* [GIVEN TASK] Only the lines from the one containing "What matplotlib code" through the one containing "from matplotlib.patches import Patch" should be duplicated, exactly as they appear. Pictures are to be left out.

[START]

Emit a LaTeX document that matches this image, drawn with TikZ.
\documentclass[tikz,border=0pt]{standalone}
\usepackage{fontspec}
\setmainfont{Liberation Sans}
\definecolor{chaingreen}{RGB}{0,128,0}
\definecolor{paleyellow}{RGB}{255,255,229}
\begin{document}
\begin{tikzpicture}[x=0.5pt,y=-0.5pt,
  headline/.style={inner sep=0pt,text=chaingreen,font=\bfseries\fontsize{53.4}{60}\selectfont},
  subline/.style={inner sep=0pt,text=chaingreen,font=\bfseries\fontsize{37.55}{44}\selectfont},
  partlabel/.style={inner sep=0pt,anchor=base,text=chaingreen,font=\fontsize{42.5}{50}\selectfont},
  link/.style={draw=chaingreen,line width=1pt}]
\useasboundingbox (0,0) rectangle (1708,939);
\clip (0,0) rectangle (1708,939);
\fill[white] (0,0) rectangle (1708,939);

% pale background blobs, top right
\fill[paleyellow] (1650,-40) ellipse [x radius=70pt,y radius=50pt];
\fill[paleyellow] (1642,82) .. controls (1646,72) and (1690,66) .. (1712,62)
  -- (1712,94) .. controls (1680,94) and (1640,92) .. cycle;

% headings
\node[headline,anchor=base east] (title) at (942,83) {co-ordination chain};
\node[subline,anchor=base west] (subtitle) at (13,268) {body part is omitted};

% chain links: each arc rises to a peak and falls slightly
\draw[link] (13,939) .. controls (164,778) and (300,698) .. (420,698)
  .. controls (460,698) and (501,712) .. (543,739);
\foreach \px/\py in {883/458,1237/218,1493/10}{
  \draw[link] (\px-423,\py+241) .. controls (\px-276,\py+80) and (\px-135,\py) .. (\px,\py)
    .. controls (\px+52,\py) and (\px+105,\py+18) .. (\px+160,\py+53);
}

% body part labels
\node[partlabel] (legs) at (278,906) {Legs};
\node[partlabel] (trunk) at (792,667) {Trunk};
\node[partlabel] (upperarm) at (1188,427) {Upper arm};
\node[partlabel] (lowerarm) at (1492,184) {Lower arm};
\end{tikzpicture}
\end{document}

[END]
[START]

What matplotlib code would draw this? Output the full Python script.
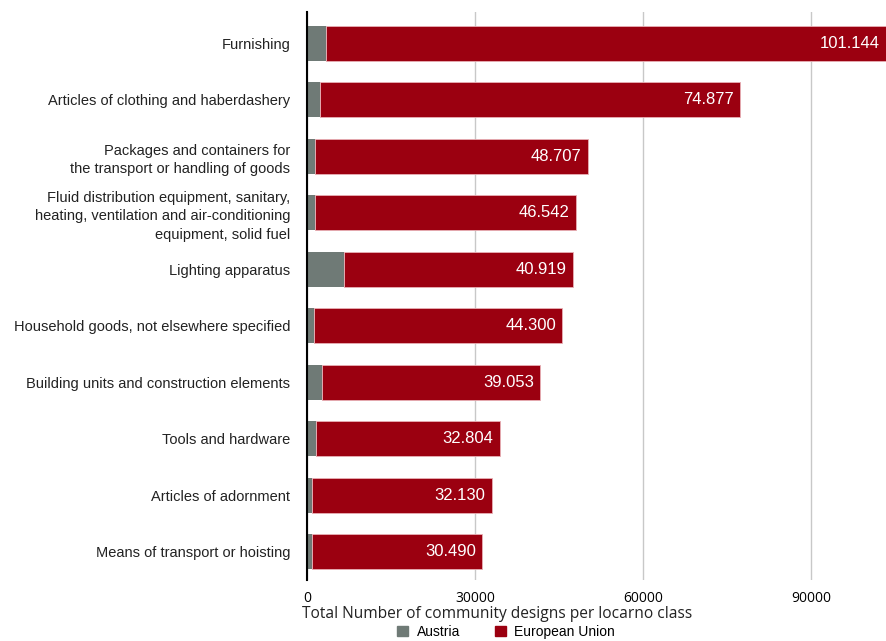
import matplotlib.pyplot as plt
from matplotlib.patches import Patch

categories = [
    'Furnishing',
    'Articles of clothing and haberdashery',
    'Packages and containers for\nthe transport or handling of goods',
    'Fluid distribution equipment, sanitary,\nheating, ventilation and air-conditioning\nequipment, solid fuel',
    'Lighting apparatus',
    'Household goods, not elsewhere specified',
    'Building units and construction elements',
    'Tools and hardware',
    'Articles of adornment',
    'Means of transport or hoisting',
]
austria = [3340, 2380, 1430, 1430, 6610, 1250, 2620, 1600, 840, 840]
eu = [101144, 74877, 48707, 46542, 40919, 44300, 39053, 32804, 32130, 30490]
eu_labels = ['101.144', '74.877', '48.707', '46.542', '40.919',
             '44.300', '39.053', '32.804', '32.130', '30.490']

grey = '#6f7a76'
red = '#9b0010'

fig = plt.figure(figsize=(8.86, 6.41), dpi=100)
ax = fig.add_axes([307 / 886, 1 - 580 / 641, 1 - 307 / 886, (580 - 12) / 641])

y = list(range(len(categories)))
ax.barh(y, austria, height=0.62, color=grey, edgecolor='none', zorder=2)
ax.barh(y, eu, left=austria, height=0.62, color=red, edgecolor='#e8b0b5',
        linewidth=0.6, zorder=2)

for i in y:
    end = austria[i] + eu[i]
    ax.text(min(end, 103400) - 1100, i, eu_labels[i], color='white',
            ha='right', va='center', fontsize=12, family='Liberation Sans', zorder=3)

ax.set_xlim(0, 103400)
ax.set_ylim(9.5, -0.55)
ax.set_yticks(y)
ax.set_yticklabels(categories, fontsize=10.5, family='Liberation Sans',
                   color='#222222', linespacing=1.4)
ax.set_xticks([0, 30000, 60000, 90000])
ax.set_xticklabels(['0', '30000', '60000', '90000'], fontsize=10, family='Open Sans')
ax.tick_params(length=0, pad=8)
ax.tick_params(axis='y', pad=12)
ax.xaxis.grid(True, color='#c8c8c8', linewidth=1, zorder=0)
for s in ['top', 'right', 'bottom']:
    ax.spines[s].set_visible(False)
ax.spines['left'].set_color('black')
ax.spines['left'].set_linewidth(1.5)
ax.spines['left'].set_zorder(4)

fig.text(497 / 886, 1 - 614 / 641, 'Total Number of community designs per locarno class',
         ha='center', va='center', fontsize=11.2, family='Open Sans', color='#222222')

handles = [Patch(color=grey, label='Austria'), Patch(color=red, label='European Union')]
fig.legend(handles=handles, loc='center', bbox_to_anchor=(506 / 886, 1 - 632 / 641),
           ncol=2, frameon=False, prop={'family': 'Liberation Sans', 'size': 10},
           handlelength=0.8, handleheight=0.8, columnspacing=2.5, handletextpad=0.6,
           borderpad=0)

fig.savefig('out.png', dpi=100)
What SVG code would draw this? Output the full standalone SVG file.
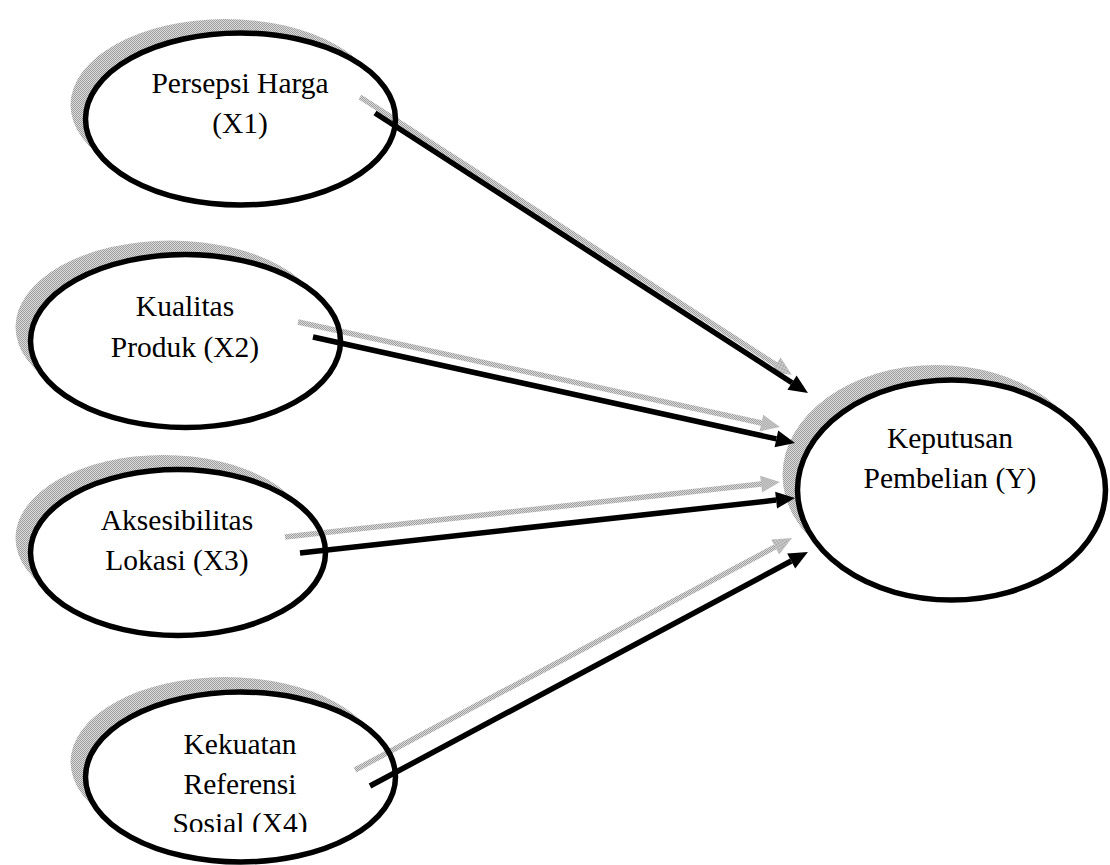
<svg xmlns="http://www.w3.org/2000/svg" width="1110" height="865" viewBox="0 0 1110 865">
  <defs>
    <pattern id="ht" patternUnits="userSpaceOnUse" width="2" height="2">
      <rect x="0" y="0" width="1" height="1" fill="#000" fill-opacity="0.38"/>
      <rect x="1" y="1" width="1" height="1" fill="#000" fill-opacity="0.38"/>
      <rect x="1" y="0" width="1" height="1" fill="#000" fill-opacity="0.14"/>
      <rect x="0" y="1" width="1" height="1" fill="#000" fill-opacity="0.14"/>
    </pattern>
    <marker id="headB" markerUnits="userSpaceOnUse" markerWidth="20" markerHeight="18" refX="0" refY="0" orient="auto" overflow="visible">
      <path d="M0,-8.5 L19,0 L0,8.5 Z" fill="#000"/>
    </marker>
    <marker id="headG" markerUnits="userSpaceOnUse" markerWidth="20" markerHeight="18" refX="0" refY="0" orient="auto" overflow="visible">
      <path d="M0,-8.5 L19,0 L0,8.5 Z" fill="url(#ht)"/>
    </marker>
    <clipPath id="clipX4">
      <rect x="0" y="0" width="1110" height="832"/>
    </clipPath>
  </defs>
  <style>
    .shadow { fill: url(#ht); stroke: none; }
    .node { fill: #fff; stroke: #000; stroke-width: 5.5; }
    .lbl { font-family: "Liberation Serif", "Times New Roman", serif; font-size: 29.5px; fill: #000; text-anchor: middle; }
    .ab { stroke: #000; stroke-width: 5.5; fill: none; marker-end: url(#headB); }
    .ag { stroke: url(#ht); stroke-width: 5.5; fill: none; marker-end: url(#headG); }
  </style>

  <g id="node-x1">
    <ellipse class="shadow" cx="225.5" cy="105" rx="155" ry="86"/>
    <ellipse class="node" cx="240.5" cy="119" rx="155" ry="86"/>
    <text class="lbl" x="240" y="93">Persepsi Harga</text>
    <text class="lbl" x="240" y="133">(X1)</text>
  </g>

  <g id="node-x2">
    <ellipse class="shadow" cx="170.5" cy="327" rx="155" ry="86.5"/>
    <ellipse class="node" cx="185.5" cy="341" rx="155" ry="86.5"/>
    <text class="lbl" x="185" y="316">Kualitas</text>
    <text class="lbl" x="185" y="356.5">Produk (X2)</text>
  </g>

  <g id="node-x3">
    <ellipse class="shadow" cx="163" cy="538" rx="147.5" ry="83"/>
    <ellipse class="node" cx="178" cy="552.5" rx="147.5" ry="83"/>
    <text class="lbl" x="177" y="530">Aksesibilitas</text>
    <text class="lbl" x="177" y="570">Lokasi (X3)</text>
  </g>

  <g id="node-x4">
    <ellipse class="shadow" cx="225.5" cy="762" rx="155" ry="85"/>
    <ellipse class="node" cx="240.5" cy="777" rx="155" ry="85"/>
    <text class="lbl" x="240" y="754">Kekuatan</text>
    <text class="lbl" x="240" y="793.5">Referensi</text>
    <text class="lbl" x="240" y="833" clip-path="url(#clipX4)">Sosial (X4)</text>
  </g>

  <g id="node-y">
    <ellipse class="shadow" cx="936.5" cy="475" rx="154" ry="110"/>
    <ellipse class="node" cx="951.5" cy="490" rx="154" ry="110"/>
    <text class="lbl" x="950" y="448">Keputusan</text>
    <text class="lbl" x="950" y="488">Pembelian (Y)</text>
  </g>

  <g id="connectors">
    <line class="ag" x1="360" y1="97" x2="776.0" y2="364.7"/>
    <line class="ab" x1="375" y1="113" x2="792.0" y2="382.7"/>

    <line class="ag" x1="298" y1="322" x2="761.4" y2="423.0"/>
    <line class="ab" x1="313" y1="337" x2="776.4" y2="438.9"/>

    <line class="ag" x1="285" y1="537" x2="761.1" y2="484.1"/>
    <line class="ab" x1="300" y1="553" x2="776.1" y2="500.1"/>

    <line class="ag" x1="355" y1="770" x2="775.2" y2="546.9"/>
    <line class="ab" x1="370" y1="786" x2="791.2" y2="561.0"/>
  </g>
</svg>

[END]

* [FULL OUTPUT]
What matplotlib code would draw this? Output the full Python script.
import matplotlib.pyplot as plt
from matplotlib.patches import Patch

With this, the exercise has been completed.